** Start Material shown **
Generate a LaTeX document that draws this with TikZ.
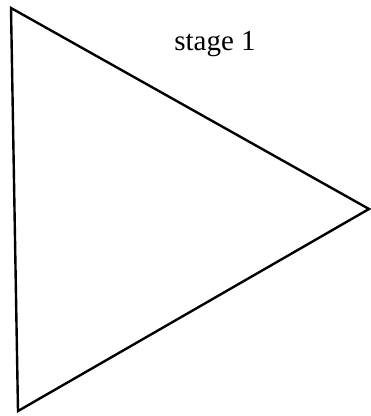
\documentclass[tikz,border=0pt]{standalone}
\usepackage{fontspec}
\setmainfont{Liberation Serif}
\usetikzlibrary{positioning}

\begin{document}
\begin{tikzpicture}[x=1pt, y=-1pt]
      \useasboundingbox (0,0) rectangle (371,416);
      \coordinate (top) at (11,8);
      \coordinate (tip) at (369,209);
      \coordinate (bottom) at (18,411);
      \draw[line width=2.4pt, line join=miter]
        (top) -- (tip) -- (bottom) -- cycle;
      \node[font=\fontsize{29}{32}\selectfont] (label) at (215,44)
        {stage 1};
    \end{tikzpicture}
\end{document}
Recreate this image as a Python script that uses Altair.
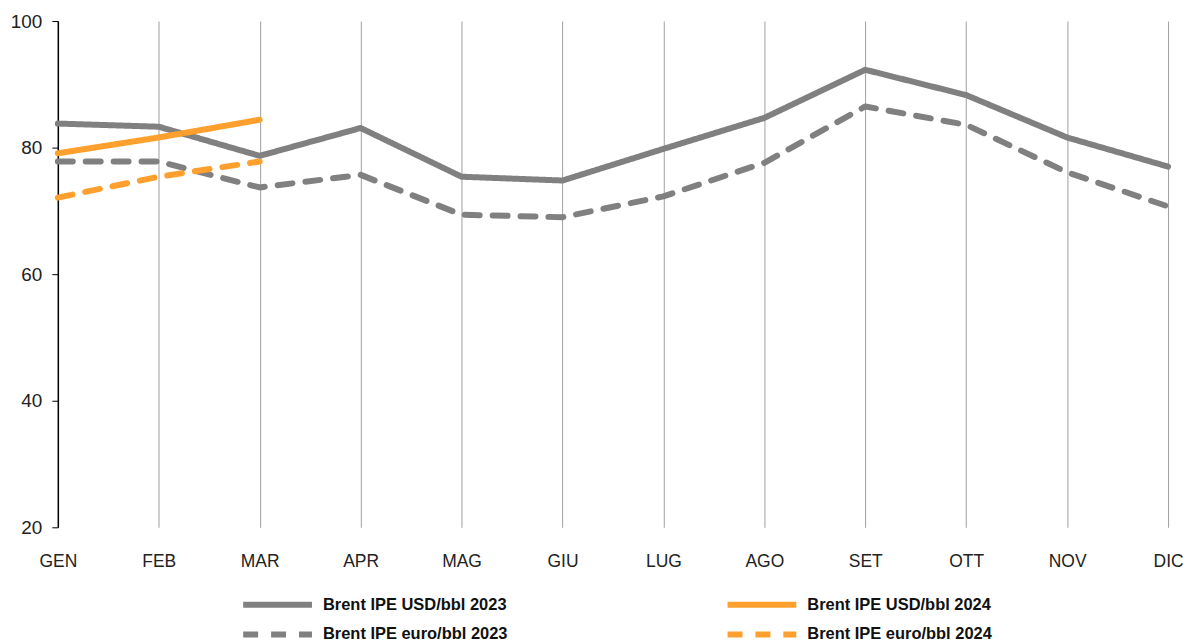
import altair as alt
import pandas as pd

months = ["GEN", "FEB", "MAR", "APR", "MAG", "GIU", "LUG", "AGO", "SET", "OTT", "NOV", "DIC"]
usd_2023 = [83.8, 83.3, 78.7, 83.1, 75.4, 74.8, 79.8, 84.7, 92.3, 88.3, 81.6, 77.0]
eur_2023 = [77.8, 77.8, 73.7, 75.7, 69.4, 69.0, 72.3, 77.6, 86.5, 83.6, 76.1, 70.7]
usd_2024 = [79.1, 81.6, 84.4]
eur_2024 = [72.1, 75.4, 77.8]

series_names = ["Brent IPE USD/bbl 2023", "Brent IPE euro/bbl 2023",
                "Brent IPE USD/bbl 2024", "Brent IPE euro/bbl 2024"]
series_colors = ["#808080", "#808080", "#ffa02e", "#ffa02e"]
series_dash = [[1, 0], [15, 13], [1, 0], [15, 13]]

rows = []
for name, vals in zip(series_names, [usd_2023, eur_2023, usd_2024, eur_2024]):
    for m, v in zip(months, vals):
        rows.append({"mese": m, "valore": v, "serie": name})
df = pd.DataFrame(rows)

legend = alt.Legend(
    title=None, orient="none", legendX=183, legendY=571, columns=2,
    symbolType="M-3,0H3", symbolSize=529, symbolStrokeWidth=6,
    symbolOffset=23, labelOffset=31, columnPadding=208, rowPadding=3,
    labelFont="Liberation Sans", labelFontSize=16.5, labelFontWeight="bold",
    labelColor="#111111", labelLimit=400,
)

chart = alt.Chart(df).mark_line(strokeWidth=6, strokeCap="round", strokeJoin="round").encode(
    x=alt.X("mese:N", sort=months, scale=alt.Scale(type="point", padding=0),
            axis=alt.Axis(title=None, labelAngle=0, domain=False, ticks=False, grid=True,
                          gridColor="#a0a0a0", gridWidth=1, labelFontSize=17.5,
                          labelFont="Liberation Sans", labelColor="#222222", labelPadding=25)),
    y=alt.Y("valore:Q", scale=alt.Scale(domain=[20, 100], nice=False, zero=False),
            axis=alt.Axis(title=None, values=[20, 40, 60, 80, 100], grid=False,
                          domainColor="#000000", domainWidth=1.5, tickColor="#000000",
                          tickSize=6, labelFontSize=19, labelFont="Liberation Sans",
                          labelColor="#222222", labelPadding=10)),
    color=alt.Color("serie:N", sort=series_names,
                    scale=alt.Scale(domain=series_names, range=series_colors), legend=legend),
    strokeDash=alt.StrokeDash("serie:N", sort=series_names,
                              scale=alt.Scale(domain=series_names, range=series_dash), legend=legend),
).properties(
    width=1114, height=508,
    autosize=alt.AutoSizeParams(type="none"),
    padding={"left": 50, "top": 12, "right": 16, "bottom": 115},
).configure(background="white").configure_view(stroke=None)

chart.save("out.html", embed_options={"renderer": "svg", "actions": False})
** End Material shown **
All lines above starting at the one with "Recreate this image" and ending at the one with "eur_2024 = [72.1, 75.4, 77.8]", inclusive, are to be printed again exactly, with the pictures left out.

→ Output of the task:
Recreate this image as a Python script that uses Altair.
import altair as alt
import pandas as pd

months = ["GEN", "FEB", "MAR", "APR", "MAG", "GIU", "LUG", "AGO", "SET", "OTT", "NOV", "DIC"]
usd_2023 = [83.8, 83.3, 78.7, 83.1, 75.4, 74.8, 79.8, 84.7, 92.3, 88.3, 81.6, 77.0]
eur_2023 = [77.8, 77.8, 73.7, 75.7, 69.4, 69.0, 72.3, 77.6, 86.5, 83.6, 76.1, 70.7]
usd_2024 = [79.1, 81.6, 84.4]
eur_2024 = [72.1, 75.4, 77.8]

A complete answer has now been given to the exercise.